**EXERCISE GOAL**
Where a line contains the word "this", copy that line in full.

Data extracted from a collection
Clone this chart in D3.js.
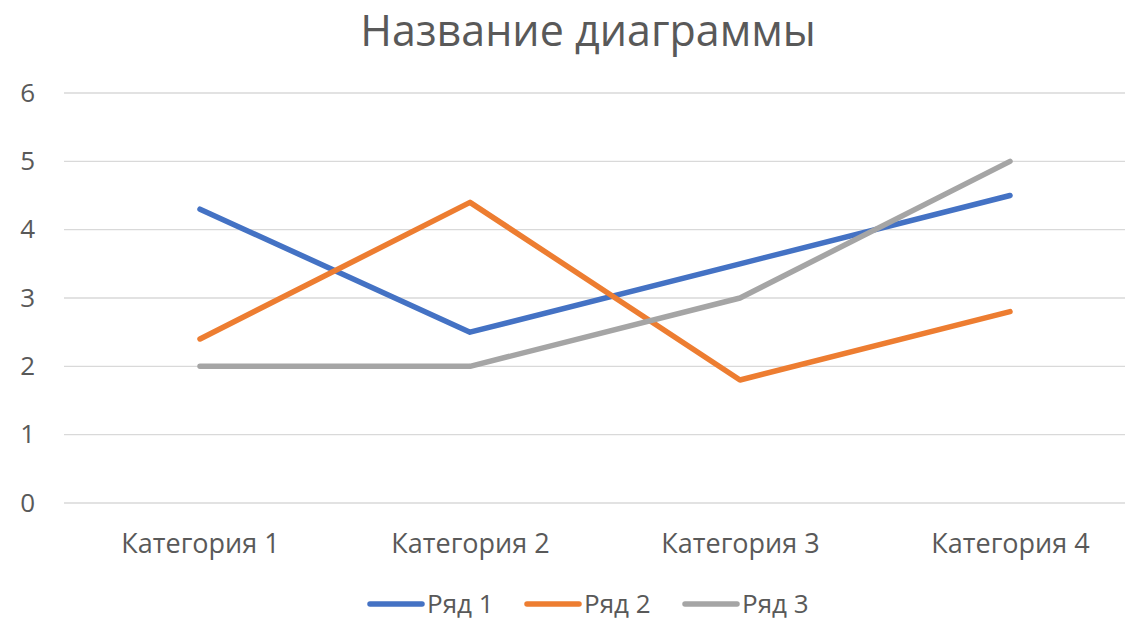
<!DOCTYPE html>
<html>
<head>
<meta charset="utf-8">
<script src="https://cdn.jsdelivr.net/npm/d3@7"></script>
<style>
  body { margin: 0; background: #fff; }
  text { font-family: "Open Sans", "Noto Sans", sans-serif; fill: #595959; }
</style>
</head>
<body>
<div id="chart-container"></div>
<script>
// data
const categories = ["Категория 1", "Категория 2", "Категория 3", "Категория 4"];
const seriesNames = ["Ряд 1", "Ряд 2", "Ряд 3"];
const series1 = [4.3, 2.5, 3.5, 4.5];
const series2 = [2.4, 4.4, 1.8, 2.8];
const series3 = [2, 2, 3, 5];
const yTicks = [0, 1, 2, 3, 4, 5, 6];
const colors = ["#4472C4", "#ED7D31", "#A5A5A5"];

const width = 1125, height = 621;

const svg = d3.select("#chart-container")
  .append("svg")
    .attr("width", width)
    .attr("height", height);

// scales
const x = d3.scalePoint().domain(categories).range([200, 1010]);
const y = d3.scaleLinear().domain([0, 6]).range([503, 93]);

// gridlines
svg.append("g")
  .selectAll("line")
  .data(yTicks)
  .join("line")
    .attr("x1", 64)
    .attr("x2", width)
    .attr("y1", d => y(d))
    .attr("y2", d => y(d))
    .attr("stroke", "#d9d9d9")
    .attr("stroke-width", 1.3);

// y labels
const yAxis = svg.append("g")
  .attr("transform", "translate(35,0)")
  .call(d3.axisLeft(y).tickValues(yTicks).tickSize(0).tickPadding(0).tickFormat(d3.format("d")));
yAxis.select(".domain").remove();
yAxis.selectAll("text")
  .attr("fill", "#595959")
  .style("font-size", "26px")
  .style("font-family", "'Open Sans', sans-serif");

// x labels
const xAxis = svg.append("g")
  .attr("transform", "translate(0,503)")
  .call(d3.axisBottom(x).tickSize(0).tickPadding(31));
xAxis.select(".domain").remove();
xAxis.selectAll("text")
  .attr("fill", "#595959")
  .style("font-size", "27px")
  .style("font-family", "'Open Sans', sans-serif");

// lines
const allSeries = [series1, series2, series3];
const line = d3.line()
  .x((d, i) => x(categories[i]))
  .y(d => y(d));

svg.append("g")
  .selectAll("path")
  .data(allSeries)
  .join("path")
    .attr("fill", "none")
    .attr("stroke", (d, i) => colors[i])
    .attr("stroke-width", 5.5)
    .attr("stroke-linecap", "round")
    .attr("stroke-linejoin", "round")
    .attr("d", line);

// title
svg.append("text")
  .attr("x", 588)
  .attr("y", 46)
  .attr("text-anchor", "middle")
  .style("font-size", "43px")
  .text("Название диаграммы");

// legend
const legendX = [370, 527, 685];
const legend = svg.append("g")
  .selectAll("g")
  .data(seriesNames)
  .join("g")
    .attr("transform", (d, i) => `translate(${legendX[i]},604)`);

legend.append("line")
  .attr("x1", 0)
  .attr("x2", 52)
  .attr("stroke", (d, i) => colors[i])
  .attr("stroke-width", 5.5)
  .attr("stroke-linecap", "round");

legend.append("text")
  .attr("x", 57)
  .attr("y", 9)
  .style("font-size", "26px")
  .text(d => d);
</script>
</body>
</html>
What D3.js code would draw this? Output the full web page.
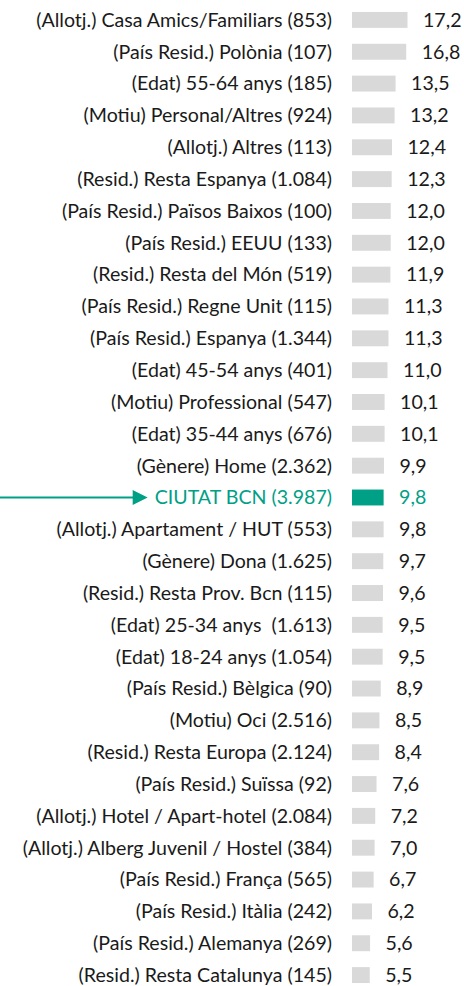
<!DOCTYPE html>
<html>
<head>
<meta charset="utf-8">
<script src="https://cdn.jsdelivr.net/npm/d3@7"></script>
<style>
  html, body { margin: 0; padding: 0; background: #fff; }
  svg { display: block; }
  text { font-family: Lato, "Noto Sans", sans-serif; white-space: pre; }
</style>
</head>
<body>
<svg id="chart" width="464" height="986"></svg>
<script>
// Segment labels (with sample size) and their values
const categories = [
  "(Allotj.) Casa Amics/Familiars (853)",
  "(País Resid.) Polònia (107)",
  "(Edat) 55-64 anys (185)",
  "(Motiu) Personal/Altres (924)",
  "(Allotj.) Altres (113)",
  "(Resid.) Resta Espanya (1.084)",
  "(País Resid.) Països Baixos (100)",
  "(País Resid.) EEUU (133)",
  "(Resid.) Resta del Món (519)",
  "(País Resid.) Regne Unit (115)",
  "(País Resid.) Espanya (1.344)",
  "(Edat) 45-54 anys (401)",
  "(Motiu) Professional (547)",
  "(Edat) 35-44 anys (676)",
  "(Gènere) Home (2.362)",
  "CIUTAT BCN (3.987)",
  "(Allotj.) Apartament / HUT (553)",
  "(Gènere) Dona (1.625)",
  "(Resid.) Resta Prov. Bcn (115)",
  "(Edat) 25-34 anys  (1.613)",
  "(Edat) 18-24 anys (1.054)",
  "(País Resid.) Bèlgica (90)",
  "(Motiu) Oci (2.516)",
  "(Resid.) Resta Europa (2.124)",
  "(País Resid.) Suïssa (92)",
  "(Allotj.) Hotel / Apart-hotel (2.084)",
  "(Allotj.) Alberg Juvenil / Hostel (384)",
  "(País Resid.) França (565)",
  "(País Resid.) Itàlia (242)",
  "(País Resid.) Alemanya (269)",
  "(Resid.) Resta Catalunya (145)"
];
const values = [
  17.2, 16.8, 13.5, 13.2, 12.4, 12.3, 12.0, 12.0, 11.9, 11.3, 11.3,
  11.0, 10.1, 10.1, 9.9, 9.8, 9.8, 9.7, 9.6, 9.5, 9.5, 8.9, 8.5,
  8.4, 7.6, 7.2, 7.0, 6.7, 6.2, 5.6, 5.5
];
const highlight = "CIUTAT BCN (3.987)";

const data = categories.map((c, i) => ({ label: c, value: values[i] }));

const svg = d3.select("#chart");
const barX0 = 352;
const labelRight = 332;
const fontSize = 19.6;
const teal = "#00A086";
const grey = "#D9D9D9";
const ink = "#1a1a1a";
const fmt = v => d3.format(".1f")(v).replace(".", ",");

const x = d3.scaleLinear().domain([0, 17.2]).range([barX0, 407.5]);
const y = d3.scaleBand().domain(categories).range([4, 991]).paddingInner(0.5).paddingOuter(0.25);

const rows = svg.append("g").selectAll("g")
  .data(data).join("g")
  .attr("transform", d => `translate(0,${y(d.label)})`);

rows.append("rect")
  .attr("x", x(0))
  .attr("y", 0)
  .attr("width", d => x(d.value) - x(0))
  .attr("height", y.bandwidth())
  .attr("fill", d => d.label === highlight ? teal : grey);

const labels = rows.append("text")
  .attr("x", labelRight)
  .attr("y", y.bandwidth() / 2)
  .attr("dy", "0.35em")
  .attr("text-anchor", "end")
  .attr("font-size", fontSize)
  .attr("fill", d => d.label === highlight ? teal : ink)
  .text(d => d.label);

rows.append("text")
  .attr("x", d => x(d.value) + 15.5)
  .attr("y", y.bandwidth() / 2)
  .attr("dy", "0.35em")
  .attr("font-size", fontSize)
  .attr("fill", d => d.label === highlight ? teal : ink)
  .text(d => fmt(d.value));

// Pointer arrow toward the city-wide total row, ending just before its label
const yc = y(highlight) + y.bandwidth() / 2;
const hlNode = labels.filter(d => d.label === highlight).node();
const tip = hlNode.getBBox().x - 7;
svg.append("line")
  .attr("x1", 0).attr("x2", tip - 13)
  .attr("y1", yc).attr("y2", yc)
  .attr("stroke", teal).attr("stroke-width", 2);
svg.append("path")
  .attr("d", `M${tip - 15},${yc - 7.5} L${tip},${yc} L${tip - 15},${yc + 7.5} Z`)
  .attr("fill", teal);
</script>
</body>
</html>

**CORRECT ANSWER**
Clone this chart in D3.js.
What D3.js code would draw this? Output the full web page.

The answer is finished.